- Pipraich Gorakhpur Location in Uttar Pradesh, India
- Coordinates: 26°50′N 83°32′E﻿ / ﻿26.83°N 83.53°E
- Country: India
- State: Uttar Pradesh
- District: Gorakhpur
- Elevation: 71 m (233 ft)

Population (2001)
- • Total: 125,762

Languages
- • Official: Bhojpuri, Hindi
- Time zone: UTC+5:30 (IST)

= Pipraich =

Pipraich is a town and a nagar panchayat in Gorakhpur district in the Indian state of Uttar Pradesh. The Pipraich block comes under the tehsil Sadar. It was declared a town on 25 November 1871, under the Bengal Chaukidari Act, of 1856 and is now administered as a town area under the U.P. Town Areas Act of 1914.

==History==
It was declared a town on 25 November 1871, under the Bengal Chaukidari Act, of 1856 and is now administered as a town area under the U.P. Town Areas Act of 1914. The Town covers an area of 2.8 km^{2}. and had a population of 7,162 in 1971. The town area committee consists of 11 members including the chairman, all elected by its inhabitants for a term of four years. This period can, however, be extended by government in special cases.

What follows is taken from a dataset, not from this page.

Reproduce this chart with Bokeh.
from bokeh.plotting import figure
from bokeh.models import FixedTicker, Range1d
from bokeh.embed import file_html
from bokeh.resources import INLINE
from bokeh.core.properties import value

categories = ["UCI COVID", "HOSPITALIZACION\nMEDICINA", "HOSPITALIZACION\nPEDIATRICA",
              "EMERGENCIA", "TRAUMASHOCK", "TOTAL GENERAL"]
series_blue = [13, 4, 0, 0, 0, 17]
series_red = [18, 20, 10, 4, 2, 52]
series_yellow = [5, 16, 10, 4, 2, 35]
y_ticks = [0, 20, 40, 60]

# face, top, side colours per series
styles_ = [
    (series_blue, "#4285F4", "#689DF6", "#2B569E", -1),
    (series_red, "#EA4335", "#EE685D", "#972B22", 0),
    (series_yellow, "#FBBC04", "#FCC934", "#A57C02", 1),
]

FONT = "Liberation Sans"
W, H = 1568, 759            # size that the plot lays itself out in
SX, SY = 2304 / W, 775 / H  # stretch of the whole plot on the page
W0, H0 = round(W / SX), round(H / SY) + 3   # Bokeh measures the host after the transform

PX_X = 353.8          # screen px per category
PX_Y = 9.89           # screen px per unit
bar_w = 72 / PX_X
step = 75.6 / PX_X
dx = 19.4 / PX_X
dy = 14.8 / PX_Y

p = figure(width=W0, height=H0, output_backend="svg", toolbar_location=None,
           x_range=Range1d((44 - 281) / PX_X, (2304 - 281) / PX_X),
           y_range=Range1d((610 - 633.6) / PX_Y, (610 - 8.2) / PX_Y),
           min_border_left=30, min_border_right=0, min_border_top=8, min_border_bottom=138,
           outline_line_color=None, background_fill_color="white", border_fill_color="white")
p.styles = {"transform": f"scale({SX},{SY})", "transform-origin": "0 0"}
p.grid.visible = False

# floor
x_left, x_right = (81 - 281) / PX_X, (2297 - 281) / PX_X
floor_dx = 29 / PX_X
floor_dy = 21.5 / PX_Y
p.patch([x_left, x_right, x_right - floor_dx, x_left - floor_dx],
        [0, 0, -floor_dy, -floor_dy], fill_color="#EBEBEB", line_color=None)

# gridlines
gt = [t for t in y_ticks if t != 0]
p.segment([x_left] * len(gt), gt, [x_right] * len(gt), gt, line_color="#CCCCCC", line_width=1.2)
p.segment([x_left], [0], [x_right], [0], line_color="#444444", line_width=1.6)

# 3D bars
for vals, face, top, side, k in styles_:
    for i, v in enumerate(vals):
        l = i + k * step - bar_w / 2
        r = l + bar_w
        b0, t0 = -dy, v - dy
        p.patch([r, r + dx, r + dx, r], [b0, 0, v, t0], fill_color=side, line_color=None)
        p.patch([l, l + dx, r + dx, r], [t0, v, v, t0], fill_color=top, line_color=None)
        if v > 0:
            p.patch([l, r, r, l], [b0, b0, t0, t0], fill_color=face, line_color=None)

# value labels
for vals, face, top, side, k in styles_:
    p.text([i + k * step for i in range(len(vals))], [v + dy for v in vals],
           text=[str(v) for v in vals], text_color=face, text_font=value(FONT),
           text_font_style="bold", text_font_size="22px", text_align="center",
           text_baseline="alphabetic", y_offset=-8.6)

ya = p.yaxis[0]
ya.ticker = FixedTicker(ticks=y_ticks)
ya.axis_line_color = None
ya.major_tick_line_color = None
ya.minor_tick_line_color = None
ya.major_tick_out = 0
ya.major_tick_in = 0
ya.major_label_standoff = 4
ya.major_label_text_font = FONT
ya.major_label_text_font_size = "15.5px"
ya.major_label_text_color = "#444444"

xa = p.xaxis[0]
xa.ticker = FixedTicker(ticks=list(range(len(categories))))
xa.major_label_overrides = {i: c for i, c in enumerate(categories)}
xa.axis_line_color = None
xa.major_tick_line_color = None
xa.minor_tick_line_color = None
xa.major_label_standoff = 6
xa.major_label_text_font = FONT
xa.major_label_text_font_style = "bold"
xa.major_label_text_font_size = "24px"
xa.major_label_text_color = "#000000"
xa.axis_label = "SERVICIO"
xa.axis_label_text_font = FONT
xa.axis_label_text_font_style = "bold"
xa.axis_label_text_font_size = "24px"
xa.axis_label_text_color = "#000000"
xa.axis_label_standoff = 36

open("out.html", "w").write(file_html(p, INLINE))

The total income and expenditure of the committee was Rs 90,422 and Rs 1,05,710 respectively in 1973-74.
The town has its own waterworks, commissioned in 1971. There were 129 water taps with 2,438 m of pipelines in 1971. Electricity became available for street lighting in the town in 1962. There were 40 electric street lamps in 1972–73. The committee also makes arrangements for the cleansing of roads, streets and drains in the town.

==Geography==
Pipraich is located at . It has an average elevation of 71 metres (232 feet).
It is located 20 km north-east of Gorakhpur city. The Gorakhpur airport is located at distance of 15 km from Pipraich town.

==Demographics==
As of 2001 India census, Pipraich (Town) had a population of 1,25,762. Males constitute 52% of the population and females 48%. Pipraich has an average literacy rate of 61%, higher than the national average of 59.5%: male literacy is 70%, and female literacy is 51%. In Pipraich, 15% of the population is under 6 years of age.

==Police and administration==
The Pipraich block have its own police station. The Development Block Pipraich was inaugurated on 1 April 1960.
The Pipraich block is under Lok Sabha Kshetra 38- Gorakhpur and Vidhan Sabha Kshetra 321- Pipraich.

==Political representation==

|  | Year | Name of constituency | Name of member | Party |
|---|---|---|---|---|
|  | 2017 | Pipraich | Mahendra Pal Singh (Sainthwar) | BJP |
|  | 2012 | Pipraich | Rajmati Nishad | SP |
|  | 2011 | Pipraich | Rajmati Nishad | SP |
|  | 2007 | Pipraich | Jamuna Nishad | BSP |
|  | 2002 | Pipraich | Jitendra Kr Jaiswal | IND |
|  | 1996 | Pipraich | Jitendra Kr Jaiswal | IND |
|  | 1993 | Pipraich | Jitendra Kr Jaiswal | IND |
|  | 1991 | Pipraich | Lallan Prasad Tripathi | BJP |
|  | 1989 | Pipraich | Kedar Nath Singh Sainthwar | JD |
|  | 1985 | Pipraich | Sayed Javed Ali | INC |
|  | 1980 | Pipraich | Kedar Nath Singh Sainthwar | INC(U) |
|  | 1977 | Pipraich | Madhukar Dighe | JNP |
|  | 1974 | Pipraich | Madhukar Dighe | BKD |
|  | 1969 | Pipraich | Hari Prasad Shahi | INC |
|  | 1967 | Pipraich | Madhukar Dighe | SSP |
|  | 1962 | Pipraich | Achhaibar Singh Sainthwar | INC |
|  | 1957 | Pipraich | Achhaibar Singh Sainthwar | INC |

| Year | Kshetra Panchayat | Pramukh |
|---|---|---|
| 2010 | Pipraich | Anand Singh Shahi |

===UP state election 2007===

| No of electors: 2,80,117 |
| Polling %age: 48.16% |

==Transport==
Pipraich is well connected by rail and road. The Pipraich railway station is located north east of Gorakhpur. It comes under the North Eastern Railway zone. The Pipraich railway station code is PPC.